No Lincoln assassination

Zeus

Banned
What would happen if the assassination attempt against Lincoln had failed and no other successful attempts would be made throughout Lincoln's Presidency? Would Reconstruction have ended differently? Also, would race relations in the U.S. have began improving much sooner? Finally, would Grant still run in 1868 and would Republicans still dominate the Presidency for several decades as in OTL?
 
What would happen if the assassination attempt against Lincoln had failed and no other successful attempts would be made throughout Lincoln's Presidency? Would Reconstruction have ended differently? Also, would race relations in the U.S. have began improving much sooner? Finally, would Grant still run in 1868 and would Republicans still dominate the Presidency for several decades as in OTL?

#1: Not very likely.

#2: No.

#3: Quite possibly, but quite possibly not as well. Depends on certain specifics.

#4: As with #3.
 
What would happen if the assassination attempt against Lincoln had failed and no other successful attempts would be made throughout Lincoln's Presidency? Would Reconstruction have ended differently? Also, would race relations in the U.S. have began improving much sooner? Finally, would Grant still run in 1868 and would Republicans still dominate the Presidency for several decades as in OTL?

1) No. It might have reached its end sooner and less bloodily, but there's no reason for the outcome itself to be any different.

2) Ditto. The racial divide in the South (and indeed even in the North) ran very deep and one man was never going to change it in any big way.

3) Yes and yes. After Lincoln, Grant was the North's number one hero, and the all but inevitable successor. OTL, the Republicans retained the White House most of the time even without a single electoral vote from the South. So no reason for much to change.
 
I think it's very hard to say how Reconstruction would turn out under Lincoln.

Lincoln would have insisted black freedman be protected unlike Johnson, but he also would have supported a less harsh policy towards ex-Confederates unlike what the Radical Republicans wanted. And unlike Johnson, he would have had a lot more credibility to pursue a more lenient policy. Lincoln could remove harsh and unpopular military governors and not been opposed like Johnson was.

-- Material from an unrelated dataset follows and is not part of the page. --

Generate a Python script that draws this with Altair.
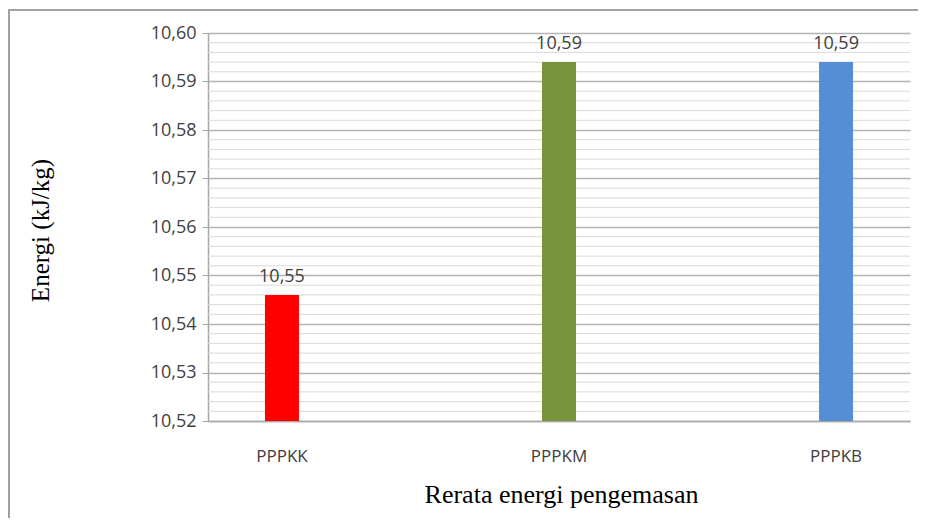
import altair as alt
import pandas as pd

categories = ["PPPKK", "PPPKM", "PPPKB"]
values = [10.546, 10.594, 10.594]
colors = ["#FF0000", "#77933C", "#558ED5"]
major_ticks = [10.52, 10.53, 10.54, 10.55, 10.56, 10.57, 10.58, 10.59, 10.60]
minor_ticks = [10.522, 10.524, 10.526, 10.528, 10.532, 10.534, 10.536, 10.538,
               10.542, 10.544, 10.546, 10.548, 10.552, 10.554, 10.556, 10.558,
               10.562, 10.564, 10.566, 10.568, 10.572, 10.574, 10.576, 10.578,
               10.582, 10.584, 10.586, 10.588, 10.592, 10.594, 10.596, 10.598]
axis_base = 10.52

df = pd.DataFrame({"cat": categories, "val": values, "color": colors})
minor_df = pd.DataFrame({"y": minor_ticks})

ydom = [10.52, 10.60]
label_expr = "replace(format(datum.value, '.2f'), '.', ',')"

xenc = alt.X(
    "cat:N",
    sort=categories,
    scale=alt.Scale(paddingInner=0.877, paddingOuter=0.2055),
    axis=alt.Axis(
        title="Rerata energi pengemasan",
        titleFont="Liberation Serif",
        titleFontSize=26,
        titleFontWeight="normal",
        titleColor="#000000",
        titleX=353,
        titleY=73,
        titleAlign="center",
        titleBaseline="middle",
        labelFont="Open Sans",
        labelFontSize=17,
        labelColor="#404040",
        labelAngle=0,
        labelPadding=27,
        ticks=False,
        domain=True,
        domainColor="#A6A6A6",
        domainWidth=1.5,
        grid=False,
    ),
)

yscale = alt.Scale(domain=ydom, nice=False, zero=False)

minor = alt.Chart(minor_df).mark_rule(color="#D9D9D9", strokeWidth=1).encode(
    y=alt.Y("y:Q", scale=yscale),
)

bars = alt.Chart(df).mark_bar(size=34).encode(
    x=xenc,
    y=alt.Y(
        "val:Q",
        scale=yscale,
        axis=alt.Axis(
            values=major_ticks,
            labelExpr=label_expr,
            title="Energi (kJ/kg)",
            titleFont="Liberation Serif",
            titleFontSize=25,
            titleFontWeight="normal",
            titleColor="#000000",
            titleX=-168,
            titleY=197,
            titleAlign="center",
            titleBaseline="middle",
            labelFont="Open Sans",
            labelFontSize=18,
            labelColor="#404040",
            labelPadding=6,
            tickSize=6,
            tickColor="#A6A6A6",
            domainColor="#A6A6A6",
            domainWidth=1.5,
            grid=True,
            gridColor="#B3B3B3",
            gridWidth=1.5,
        ),
    ),
    y2=alt.datum(axis_base),
    color=alt.Color("color:N", scale=None, legend=None),
)

text = alt.Chart(df).transform_calculate(
    lab="replace(format(datum.val, '.2f'), '.', ',')"
).mark_text(
    font="Open Sans", fontSize=18, color="#404040", baseline="bottom", dy=-9
).encode(
    x=alt.X("cat:N", sort=categories),
    y=alt.Y("val:Q"),
    text="lab:N",
)

frame_left = alt.Chart(df).mark_rule(color="#A0A0A0", strokeWidth=2).encode(
    x=alt.value(-199), y=alt.value(-23), y2=alt.value(500)
)
frame_top = alt.Chart(df).mark_rule(color="#A0A0A0", strokeWidth=1.5).encode(
    x=alt.value(-200), x2=alt.value(720), y=alt.value(-23)
)

chart = alt.layer(minor, bars, text, frame_left, frame_top).properties(
    width=702,
    height=388,
    autosize=alt.AutoSizeParams(type="none"),
    padding={"left": 200, "top": 25, "right": 8, "bottom": 97},
    background="#FFFFFF",
).configure_view(stroke=None)

chart.save("out.html", embed_options={"renderer": "svg", "actions": False})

The issue is whether the freedman would have been better protected in the long term. Obviously there would be a lot of racial animosity still, but I think Lincoln (and the likely future Grant administration) would have maintained Federal protection of freedman even after confederate states were readmitted. It might take another constitutional amendment, but it could be done.

If that happens, then it is possible that a strong Republican Party is built in the south based on those who remained unionists during the war, freed blacks, ex-Whigs who sided with the confederacy, and those who hope to gain patronage under the dominant GOP of the era. If so, then there are competitive elections, and old planter aristocracy will not make a comeback to dominate local politics.

If blacks are kept enfranchised (under Federal protection), it's going to happen. Only if blacks are not kept enfranchised will everything happen as IOTL. Everything depends on the precendents Lincoln will set in first few years.

When Grant's second term is over, the election of 1876 might be very different. If someone like Winfield Scott Hancock wins the Democratic nomination and the general election, then even a Democratic presidency might not rollback established Federal protections of freedman (to be honest, even Tilden or any other nothern Democrat might do so). So we might have 20 years of continuous bipartisan national support of civil rights.

So that is the critical question. Depending on the specifics one thinks will happen, lots of things can become plausible. I think this is one of those time periods where lots of things are in play.
 
It depends on what the POD is. If it's in 1864 Reconstruction may not resemble OTL. If it's 1865, the key question is whether or not Lincoln, when he hears of CS soldiers still in CS uniforms murdering freedmen ignores it like Johnson did or authorizes Grant to take the gloves off. If he does nothing, OTL with a somewhat-more-Radical leader than Johnson. If he does something, politics by the 20th Century would be alien to our own USA.
 
If Lincoln live this wouldn't be the same USA. Civil Rights wouldn't been still aa slow time but after the First Great War you will see a more color blind US. The US would be in a lot better position on race, and everything else.